Y sí: este es el mismo Gobierno que declaró, en una orden ejecutiva, que la censura de cualquier forma de expresión era “intolerable en una sociedad libre”. Si usted ha seguido estos debates, ya sabrá a qué se refiere realmente la comunicación del Gobierno de Trump: se trataba de quitarles a las redes sociales las responsabilidades que alguna vez se echaron encima. En el universo de los nuevos oligarcas, la libertad de expresión equivale al poder impune de desinformar o mentir, y hacerlo no sólo por intereses políticos, sino porque la desinformación y la mentira se monetizan mejor que la información y la tediosa verdad. Cuando Zuckerberg y Musk desmantelaron sus sistemas de confirmación de datos o de control de noticias falsas, estaban rociando con gasolina el incendio de la posverdad; pero fue muy fácil disfrazar la jugada de defensa de la libertad de expresión, y contar con la infinita capacidad del trumpismo para lo que en inglés se llama gaslighting: negar lo evidente, confundir hasta que la gente cuestione su propia percepción de la realidad. Ahora Jeff Bezos ha enviado un memorando al equipo del Washington Post para informarle de que las páginas de Opinión defenderán siempre la libertad de mercado y las libertades personales; y, en nombre de la libertad, cualquier opinión que no las defienda será eliminada.

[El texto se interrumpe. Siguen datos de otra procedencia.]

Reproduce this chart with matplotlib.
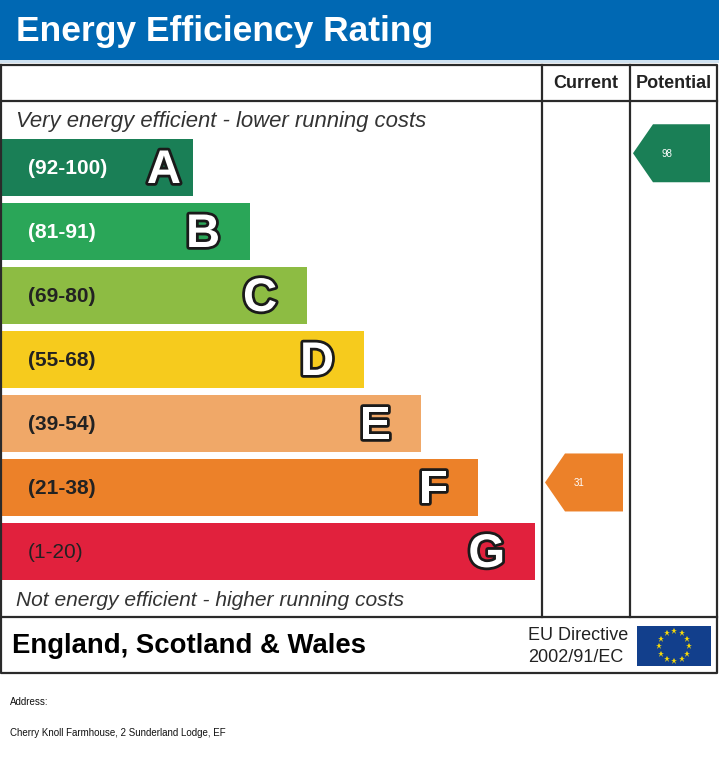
import numpy as np
import matplotlib
matplotlib.use("Agg")
import matplotlib.pyplot as plt
from matplotlib.patches import Rectangle, Polygon
import matplotlib.patheffects as pe

# ---- data ----
bands = ["A", "B", "C", "D", "E", "F", "G"]
range_labels = ["(92-100)", "(81-91)", "(69-80)", "(55-68)", "(39-54)", "(21-38)", "(1-20)"]
band_low = [92, 81, 69, 55, 39, 21, 1]
band_high = [100, 91, 80, 68, 54, 38, 20]
band_colors = ["#1a7f56", "#2aa658", "#8dbc43", "#f6cb1d", "#f0a868", "#ec8129", "#e1213d"]
label_colors = ["white", "white", "#222222", "#222222", "#222222", "#222222", "#222222"]
current_score = 31
potential_score = 98
title = "Energy Efficiency Rating"
top_note = "Very energy efficient - lower running costs"
bottom_note = "Not energy efficient - higher running costs"
region = "England, Scotland & Wales"
directive = ["EU Directive", "2002/91/EC"]
address_label = "Address:"
address = "Cherry Knoll Farmhouse, 2 Sunderland Lodge, EF"

W, H = 719, 761
fig = plt.figure(figsize=(W / 100, H / 100), dpi=100)
ax = fig.add_axes([0, 0, 1, 1])
ax.set_xlim(0, W)
ax.set_ylim(H, 0)
ax.axis("off")

FONT = "Liberation Sans"
LINE = "#2a2a2a"

# header band
ax.add_patch(Rectangle((0, 0), W, 60, color="#0068b3", lw=0))
ax.add_patch(Rectangle((0, 60), W, 2.5, color="#cfe2f1", lw=0))
ax.text(16, 31, title, color="white", fontsize=25.5, fontweight="bold",
        family=FONT, va="center", ha="left")

# table frame
tbl_l, tbl_r, tbl_t, hdr_b, body_b, foot_b = 1, 717, 65, 101, 617, 673
col_cur, col_pot = 542, 630
lw = 1.6
ax.plot([tbl_l, tbl_r, tbl_r, tbl_l, tbl_l], [tbl_t, tbl_t, foot_b, foot_b, tbl_t], color=LINE, lw=lw)
ax.plot([tbl_l, tbl_r], [hdr_b, hdr_b], color=LINE, lw=lw)
ax.plot([tbl_l, tbl_r], [body_b, body_b], color=LINE, lw=lw)
ax.plot([col_cur, col_cur], [tbl_t, body_b], color=LINE, lw=lw)
ax.plot([col_pot, col_pot], [tbl_t, body_b], color=LINE, lw=lw)

ax.text((col_cur + col_pot) / 2, 84, "Current", fontsize=13, fontweight="bold",
        family=FONT, ha="center", va="center", color="#222222")
ax.text((col_pot + tbl_r) / 2, 84, "Potential", fontsize=13, fontweight="bold",
        family=FONT, ha="center", va="center", color="#222222")

ax.text(16, 121, top_note, fontsize=15.9, style="italic", family=FONT,
        ha="left", va="center", color="#333333")
ax.text(16, 601, bottom_note, fontsize=15.1, style="italic", family=FONT,
        ha="left", va="center", color="#333333")

# bands
band_top0, band_step, band_h = 139, 64.0, 57
bar_x0, bar_w0, bar_dw = 2, 191, 57.0
stroke = [pe.withStroke(linewidth=4, foreground="#1a1a1a")]
for i, (b, rl, c, lc) in enumerate(zip(bands, range_labels, band_colors, label_colors)):
    top = band_top0 + i * band_step
    w = bar_w0 + i * bar_dw
    ax.add_patch(Rectangle((bar_x0, top), w, band_h, color=c, lw=0))
    ax.text(28, top + band_h / 2 + 0.5, rl, fontsize=15,
            fontweight="normal" if b == "G" else "bold",
            family=FONT, color=lc, ha="left", va="center")
    pad = 12 if i == 0 else 30
    t = ax.text(bar_x0 + w - pad, top + 44, b, fontsize=34, fontweight="bold",
                family=FONT, color="white", ha="right", va="baseline")
    t.set_path_effects(stroke)


def band_index(score):
    for i, (lo, hi) in enumerate(zip(band_low, band_high)):
        if lo <= score <= hi:
            return i
    return len(bands) - 1


def draw_arrow(score, col_left, col_right):
    i = band_index(score)
    lo, hi = band_low[i], band_high[i]
    frac = (score - lo) / (hi - lo)
    top = band_top0 + i * band_step
    cy = top + (1 - frac) * band_h
    ah = 58
    tip = col_left + 3
    body = tip + 20
    right = col_right - 7
    poly = Polygon([(tip, cy), (body, cy - ah / 2), (right, cy - ah / 2),
                    (right, cy + ah / 2), (body, cy + ah / 2)],
                   closed=True, color=band_colors[i], lw=0)
    ax.add_patch(poly)
    ax.text(body + 14, cy + 1, str(score), fontsize=7, color="white",
            family=FONT, ha="center", va="center")


draw_arrow(current_score, col_cur, col_pot)
draw_arrow(potential_score, col_pot, tbl_r)

# footer
ax.text(12, 646, region, fontsize=19.8, fontweight="bold", family=FONT,
        ha="left", va="center", color="black")
ax.text(528, 636, directive[0], fontsize=13, family=FONT, ha="left", va="center", color="#222222")
ax.text(528, 657, directive[1], fontsize=13, family=FONT, ha="left", va="center", color="#222222")

# EU flag
fx0, fx1, fy0, fy1 = 637, 711, 626, 666
ax.add_patch(Rectangle((fx0, fy0), fx1 - fx0, fy1 - fy0, color="#123f8c", lw=0))
cx, cy = (fx0 + fx1) / 2, (fy0 + fy1) / 2
ang = np.arange(12) * np.pi / 6
ax.plot(cx + 15 * np.cos(ang), cy + 15 * np.sin(ang), linestyle="none",
        marker="*", markersize=4.5, color="#f5d90a", markeredgewidth=0)

# address
ax.text(10, 702, address_label, fontsize=7, family=FONT, ha="left", va="center", color="#111111")
ax.text(10, 733, address, fontsize=7, family=FONT, ha="left", va="center", color="#111111")

fig.savefig("out.png", dpi=100, facecolor="white")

Italo Calvino no alcanzó a ver el milenio de las redes sociales y su impacto nefasto, el milenio de millonarios infantiloides con motosierras en la mano, el milenio del culto que les dedican los imbéciles de medio mundo, el milenio de libertades que se van deshaciendo ante nuestra impotencia o con la complicidad de muchos. No hubiera podido imaginar las formas en que una serie de revoluciones tecnológicas se han convertido en contrarrevoluciones humanistas, guerras abiertas contra las lentas conquistas del milenio precedente, todo disfrazado de defensa de esas conquistas. Es imposible saber dónde acabará todo esto, pero en mis conversaciones de este viaje asoma con frecuencia una palabra, resistencia, y eso es lo único que puede postergar el desconsuelo.